I see zeal for torah in this congregation every Shabbat morning, when we get together to study before praying. We challenge each other and the text itself with hard questions. Sometimes people return to a discussion weeks later with some new insight. People consult commentaries, both traditional and modern, for further insights. And all of this happens with enthusiasm and joy. We don't have to believe that God wrote the torah word for word in order to pursue it enthusiastically and in detail. We can be zealous for torah without being fundamentalists.

We can also be zealous for torah on an individual basis. We don't have to wait for an organized study session; we can learn on our own. Or we can learn with a partner, which is one of the most exciting ways to study text. I have a regular study partner with whom I learn talmud and, through that, new ways of looking at torah. You don't have to be an expert to study; you just need to be interested and willing to take steps to pursue that interest.

Zeal for torah doesn't stop with the written text. Studying a text for its own sake is a fine thing, but the real benefit comes when we find ways to apply the lessons we learn there in our daily lives. Zeal for torah has caused me to return to questions of shabbat, ethics, and the meaning of prayer over and over again. Next time an idea from torah strikes you as interesting, why not let your zeal take you wherever it leads you?

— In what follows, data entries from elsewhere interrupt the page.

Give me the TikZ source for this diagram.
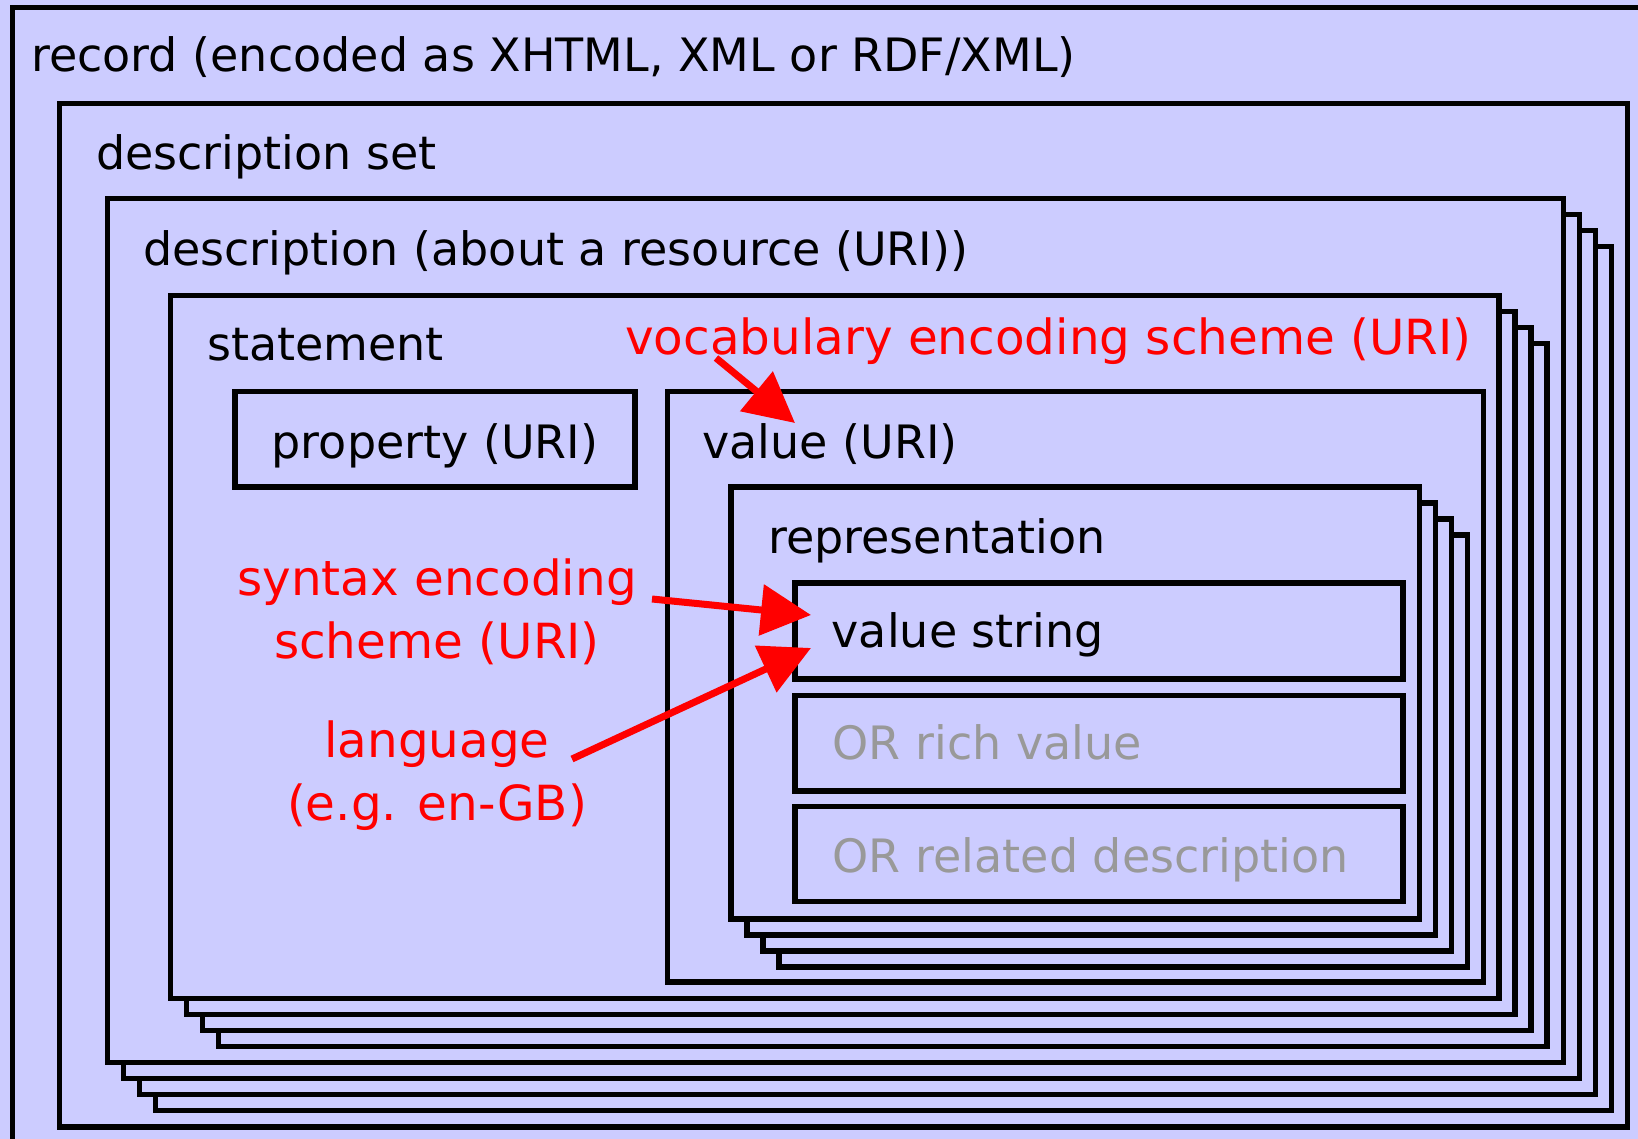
\documentclass[tikz,border=0pt]{standalone}
\usepackage{fontspec}
\setmainfont{DejaVu Sans}
\usetikzlibrary{arrows.meta}
\definecolor{lavender}{RGB}{204,204,255}
\definecolor{hintgray}{RGB}{153,153,153}
\tikzset{
  box/.style={draw=black, line width=5.5pt, fill=lavender},
  lbl/.style={anchor=base west, inner sep=0pt, font=\fontsize{46}{54}\selectfont},
  note/.style={text=red, inner sep=0pt, font=\fontsize{48.4}{63}\selectfont},
  pointer/.style={draw=red, line width=7pt, -{Triangle[length=50pt,width=50pt]}},
}
% a box with three copies stacked behind it
\newcommand{\stackbox}[4]{%
  \foreach \k in {3,2,1} {
    \draw[box] ({#1+16*\k},{#2+16*\k}) rectangle ({#3+16*\k},{#4+16*\k});
  }
  \draw[box] (#1,#2) rectangle (#3,#4);
}
\begin{document}
\begin{tikzpicture}[x=1pt, y=-1pt]
\useasboundingbox (0,0) rectangle (1638,1139);
\clip (0,0) rectangle (1638,1139);
\fill[lavender] (0,0) rectangle (1638,1139);

% containers
\draw[box] (12.5,7.5) rectangle (1700,1200);
\draw[box] (59.5,103.5) rectangle (1627.5,1127);
\stackbox{107.5}{198.5}{1563.5}{1062.5}
\stackbox{170.5}{295.5}{1499}{998.5}
\draw[box] (235,391.5) rectangle (635,487);
\draw[box] (667.5,391.5) rectangle (1483.5,982);
\stackbox{731}{487}{1419.5}{919}
\draw[box] (795,583) rectangle (1403,679);
\draw[box] (795,695.5) rectangle (1403,791);
\draw[box] (795,806.5) rectangle (1403,901.5);

% labels
\node[lbl] (record) at (31,72) {record (encoded as XHTML, XML or RDF/XML)};
\node[lbl] (dset) at (96,170) {description set};
\node[lbl] (desc) at (143,266) {description (about a resource (URI))};
\node[lbl] (stmt) at (207,361) {statement};
\node[lbl] (prop) at (271.5,458) {property (URI)};
\node[lbl] (val) at (702,458) {value (URI)};
\node[lbl] (repr) at (768,553) {representation};
\node[lbl] (vstr) at (831.5,647) {value string};
\node[lbl, text=hintgray] (rich) at (832.5,759) {OR rich value};
\node[lbl, text=hintgray] (related) at (832.5,872) {OR related description};

% red notes
\node[note, anchor=base west] (vocab) at (625,355) {vocabulary encoding scheme (URI)};
\node[note, align=center, anchor=base] (syntax) at (437,658) {syntax encoding\\scheme (URI)};
\node[note, align=center, anchor=base] (lang) at (437,820) {language\\(e.g. en-GB)};

% arrows
\coordinate (vocabfoot) at (716,358);
\coordinate (vocabtip) at (795,423);
\coordinate (syntaxfoot) at (652,599);
\coordinate (syntaxtip) at (811,615);
\coordinate (langfoot) at (572,759);
\coordinate (langtip) at (811,648);
\draw[pointer] (vocabfoot) -- (vocabtip);
\draw[pointer] (syntaxfoot) -- (syntaxtip);
\draw[pointer] (langfoot) -- (langtip);
\end{tikzpicture}
\end{document}
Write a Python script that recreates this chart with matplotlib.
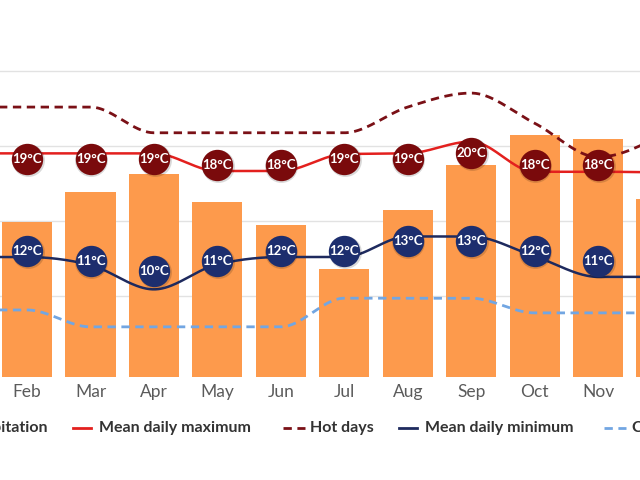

We can be zealous for Israel.

The talmud tells us "kol yisrael arevim zeh l'zeh" -- all Israel are responsible one for another. In this week's parsha Tzelofchad's daughters ask for an inheritance not for themselves but so that their father's name will endure -- they protect his honor because he no longer can. Kol yisrael arevim zeh l'zeh. We take this lesson to heart when we comfort mourners, visit the sick, share s'machot, and work together to build a caring community. Zeal for our people leads us to action.

All of us, together, are b'nei Yisrael. When our people in Eretz Yisrael are attacked by terrorists, we are all affected. Our torah tells us not to stand idly by the blood of our brothers and sisters. While this does not mean we must take up arms and join the fight, we can stand by the Jews whose only "sin" was living in Haifa or Carmiel. When world opinion is directed against Israel, as it usually is, we can be zealous in pursuit of fairness, justice, and balance, regardless of how we feel about the government. Moshe and Aharon were both punished even though only Moshe hit the rock; Aharon's sin was standing idly by and letting it happen. Zeal should lead us to speak up in the face of wrongdoing.


There is nothing wrong with zeal on its own. There is a lot wrong with violent, destructive zeal. Some zealots fire missiles at innocent bystanders or bomb trains or run people through with spears; we must condemn those actions. But zeal can also guide us in healthy ways. We can be zealous in our relationship with God. We can be zealous in our study of our tradition. And we can be zealous in our dealings with our people Israel. These kinds of zeal can lead us to greater happiness and fulfillment.

Zeal is not an emotion to be feared; it is one to be controlled. By remaining mindful of what we are zealous for and what we are doing about it, we can stay on the positive side of zeal, far away from Pinchas.